Don't you just hate spoilers? I do, too. That's why I always try to include warnings. However, I sometimes ramble a bit too much here or there and maybe a few (or many) key plot points slip without me giving proper notice. So I'd like to include a blanket spoiler warning for the weary internet travelers of the world: Here There Be Spoilers. You've been warned.


Tuesday, January 22, 2013

The Frustrations of the "Slow Build-Up" - My Review of Noir

I am typically not a fan of the slow build-up. Mostly because the payoff rarely ever makes the build-up seem worth it. If I spend twenty episodes of a twenty-six episode series still trying to figure out who the main characters really are or the first two hundred pages of a book trying to figure out when the plot actually starts... well, I typically get frustrated and move on to other things. 

That's not to say that the slow build-up can't work. It works great for the show Gungrave and for the movie From Dusk Till Dawn. I'd say it also works for a lot of gangster movies like Scarface, The Godfather, and Casino. Stephen King also typically puts out books with a slow build-up and they are generally worth it although The Tommyknockers is notorious for being especially slow. 

It really all chalks up to personal taste, I suppose. 
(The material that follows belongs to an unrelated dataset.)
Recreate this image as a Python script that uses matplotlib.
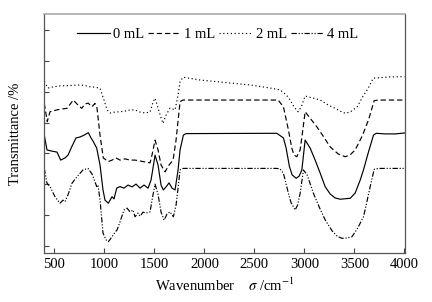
import matplotlib
matplotlib.use("Agg")
import matplotlib.pyplot as plt

plt.rcParams['font.family'] = ['Liberation Serif', 'DejaVu Serif']
plt.rcParams['mathtext.fontset'] = 'stix'

# 0 mL (solid)
wn0 = [400, 427, 477, 527, 564, 607, 637, 674, 717, 757, 797, 840, 867, 890, 924, 957, 987, 1007, 1040, 1077,
       1097, 1124, 1157, 1197, 1237, 1277, 1317, 1357, 1397, 1437, 1467, 1507, 1537, 1567, 1590, 1617, 1647, 1677,
       1707, 1737, 1757, 1790, 1817, 2724, 2790, 2817, 2850, 2877, 2917, 2947, 2974, 3007, 3057, 3107, 3157, 3207,
       3257, 3307, 3357, 3457, 3507, 3557, 3590, 3637, 3690, 3717, 3807, 3907, 4000]
t0 = [35.9, 31.1, 30.7, 30.4, 27.8, 28.5, 29.4, 32.1, 35.0, 35.3, 35.9, 36.7, 35.0, 33.8, 31.7, 26.2, 18.1, 14.8, 13.8, 15.9,
      15.2, 18.7, 19.2, 18.7, 19.7, 19.1, 20.0, 18.7, 19.7, 18.7, 21.3, 29.4, 26.2, 19.7, 18.1, 19.1, 20.4, 18.7,
      18.1, 24.6, 31.1, 35.9, 36.4, 36.5, 35.0, 31.7, 25.7, 23.0, 21.9, 22.6, 24.6, 34.3, 31.7, 27.8, 23.6, 19.2,
      16.8, 15.5, 15.1, 15.4, 17.1, 21.3, 24.6, 30.1, 35.9, 36.5, 36.3, 36.3, 36.6]

# 1 mL (dashed)
wn1 = [400, 430, 457, 527, 577, 627, 690, 727, 774, 807, 840, 874, 907, 927, 957, 990, 1040, 1077, 1117, 1157,
       1207, 1257, 1307, 1357, 1407, 1457, 1477, 1507, 1537, 1567, 1607, 1647, 1687, 1717, 1757, 1787, 2737, 2790,
       2840, 2874, 2897, 2924, 2957, 2977, 3007, 3057, 3124, 3187, 3257, 3337, 3407, 3457, 3507, 3577, 3640, 3697,
       3737, 4000]
t1 = [46.2, 40.3, 43.5, 44.1, 44.4, 44.6, 47.3, 46.0, 44.6, 46.0, 46.3, 45.1, 46.2, 44.7, 35.9, 28.5, 27.3, 27.8, 28.5, 27.8,
      28.2, 27.8, 27.8, 27.5, 27.2, 26.9, 29.5, 34.3, 31.1, 26.2, 24.0, 26.2, 27.8, 34.3, 46.8, 47.3, 47.3, 45.1,
      37.6, 31.6, 29.4, 28.9, 31.1, 35.9, 43.5, 41.4, 38.6, 35.6, 32.1, 29.8, 28.9, 29.5, 31.1, 35.6, 40.8, 47.1,
      47.3, 47.3]

# 2 mL (dotted)
wn2 = [400, 437, 477, 557, 657, 757, 807, 857, 907, 957, 997, 1027, 1057, 1107, 1157, 1207, 1257, 1307, 1357, 1407,
       1457, 1487, 1507, 1537, 1567, 1587, 1617, 1657, 1707, 1737, 1757, 1787, 1957, 2207, 2457, 2657, 2757, 2817,
       2857, 2897, 2937, 2967, 3007, 3077, 3157, 3237, 3307, 3357, 3407, 3457, 3527, 3587, 3637, 3687, 3737, 3857, 4000]
t2 = [53.3, 51.2, 51.5, 51.9, 52.0, 52.2, 52.0, 51.6, 51.5, 51.1, 47.3, 44.1, 43.1, 43.4, 43.5, 43.7, 44.1, 44.1, 43.4, 43.1,
      43.4, 46.7, 47.9, 44.7, 41.5, 39.7, 42.4, 44.7, 44.1, 48.9, 53.3, 54.7, 53.8, 53.0, 52.2, 51.2, 50.6, 49.0,
      47.3, 45.0, 43.5, 45.0, 48.6, 48.0, 47.3, 45.7, 44.6, 43.7, 43.0, 43.4, 45.1, 48.6, 51.1, 54.4, 54.5, 54.8, 54.9]

# 4 mL (dash-dot-dot)
wn4 = [400, 427, 457, 507, 557, 587, 607, 637, 677, 727, 787, 837, 877, 907, 924, 937, 957, 987, 1017, 1040,
       1077, 1107, 1127, 1157, 1197, 1227, 1257, 1287, 1307, 1337, 1357, 1387, 1417, 1457, 1477, 1507, 1537, 1567,
       1597, 1627, 1657, 1690, 1717, 1737, 1757, 1787, 2724, 2757, 2790, 2840, 2867, 2907, 2932, 2957, 2990, 3027,
       3090, 3147, 3207, 3277, 3327, 3374, 3417, 3474, 3527, 3590, 3617, 3657, 3697, 3737, 4000]
t4 = [25.1, 20.3, 19.2, 15.9, 13.8, 14.8, 14.3, 16.5, 20.3, 22.4, 24.6, 25.1, 23.3, 20.7, 19.2, 19.7, 14.8, 4.1, 1.9, 1.3,
      2.9, 4.4, 5.1, 7.8, 11.6, 12.2, 11.0, 11.6, 9.4, 10.6, 9.6, 10.9, 10.6, 11.0, 14.8, 20.0, 16.6, 10.9,
      8.3, 10.3, 11.0, 9.4, 13.2, 18.7, 24.6, 25.1, 25.1, 24.9, 23.5, 17.0, 13.9, 11.6, 13.2, 17.0, 24.6, 23.0,
      17.0, 12.6, 8.4, 4.8, 3.1, 2.4, 2.5, 2.9, 5.4, 9.4, 13.2, 19.2, 24.8, 25.1, 25.1]

labels = ["0 mL", "1 mL", "2 mL", "4 mL"]
xticks = [500, 1000, 1500, 2000, 2500, 3000, 3500, 4000]
yticks = [0, 10, 20, 30, 40, 50, 60, 70]

fs = 10.5
fig = plt.figure(figsize=(4.32, 3.02), dpi=100)
ax = fig.add_axes([0.1025, 0.1632, 0.835, 0.7894])

lw = 0.85
ax.plot(wn0, t0, color='black', lw=lw, label=labels[0])
ax.plot(wn1, t1, color='black', lw=lw, dashes=(4.5, 2.5), label=labels[1])
ax.plot(wn2, t2, color='black', lw=lw, dashes=(1, 2.2), label=labels[2])
ax.plot(wn4, t4, color='black', lw=lw, dashes=(4.5, 1.5, 1, 1.5, 1, 1.5), label=labels[3])

ax.set_xlim(400, 4005)
ax.set_ylim(-2.27, 75.13)
ax.set_xticks(xticks)
ax.set_yticks(yticks)
ax.set_yticklabels([])
ax.tick_params(direction='in', length=3.5, width=0.8, labelsize=fs, pad=4,
               top=False, right=False, colors='#444444', labelcolor='black')

for s in ['left', 'bottom', 'right']:
    ax.spines[s].set_color('#555555')
    ax.spines[s].set_linewidth(0.9)
ax.spines['top'].set_color('#aaaaaa')
ax.spines['top'].set_linewidth(1.2)

ax.set_ylabel("Transmittance /%", fontsize=fs, labelpad=12)
ax.set_xlabel(r"Wavenumber    $\sigma$ /cm$^{-1}$", fontsize=fs, labelpad=4)

ax.legend(loc='center', bbox_to_anchor=(0.48, 0.917), ncol=4, frameon=False,
          fontsize=fs, handlelength=2.3, handletextpad=0.2, columnspacing=0.25,
          borderpad=0, borderaxespad=0)

fig.savefig("out.png", dpi=100)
Noir is a story about two assassins. Mireille is an international assassin and makes a fine living out of it. Kirika is an amnesiac with no memory of how she became so skilled at killing people or why people are hunting her. The two characters meet up at the very beginning of the series and eventually go into business together under the code name "Noir." But Noir has a deeper meaning in the criminal underworld and it is one that bounds Kirika and Mireille together with a peculiar and covert group called the Soldats. The Soldats are after Kirika and Mireille for reasons neither of them seem to know, but the truth behind it all is one that apparently goes back centuries. It goes back to the original meaning of Noir. 

Noir is a very slow-moving show. It's almost too slow. That's not to say there isn't action because there's plenty of that. The two main characters pile up enough bodies to give an undertaker three months worth of overtime. However, the action has a very minimalist approach and there is not a lot of blood. Almost none, in fact. The two main characters (Kirika and Mireille) are also very detached from us from the very beginning and only ever so slightly are we introduced to them. It really takes forever to get to know them and by the time we do we like them, but at the beginning they seem to be just there and going through the motions. 

The villains are also incredibly frustrating because it is tough to say who the villains really are because they are essentially different factions of the same group. They call themselves the Soldats, but some want to kill Kirika and Mireille while others seemingly want to help them. Later on the ones who wanted to help them want to kill them and the ones who wanted to kill them now want to help them. It's a very frustrating dynamic that drove me crazy for most of the show. 

That's not to say this show isn't good. I did appreciate how the show wrapped up (with a typical ambiguous ending) and I'd say the show's slow build-up was mostly worth it, but it is a show you have to really stick with if you want to enjoy it. But this show is not great and it is not my favorite. Just good. 

I also want to point out that this show was the first of Bee Train's "Girls With Guns Trilogy." Bee Train is the production company that was involved with Phantom: Requiem for the Phantom and one can kind of see how Noir influenced Phantom but the two shows are very different and Phantom is not even part of the Girls With Guns Trilogy even though there are certainly stylistic similarities. The other two shows in the trilogy are Madlax and El Cazador De La Bruja. Those two shows are more like spiritual successors to Noir than actual sequels and are only similar in terms of certain themes and elements. I've never seen them, but I'm curious to see how they different from Noir and if they are in fact closer in style to the fast-paced Phantom: Requiem for the Phantom.

P.S. - There's a seven minute extra on the DVD collection that features the characters (with the same English voice actors) as sock puppets. That alone is worthy of purchasing this collection.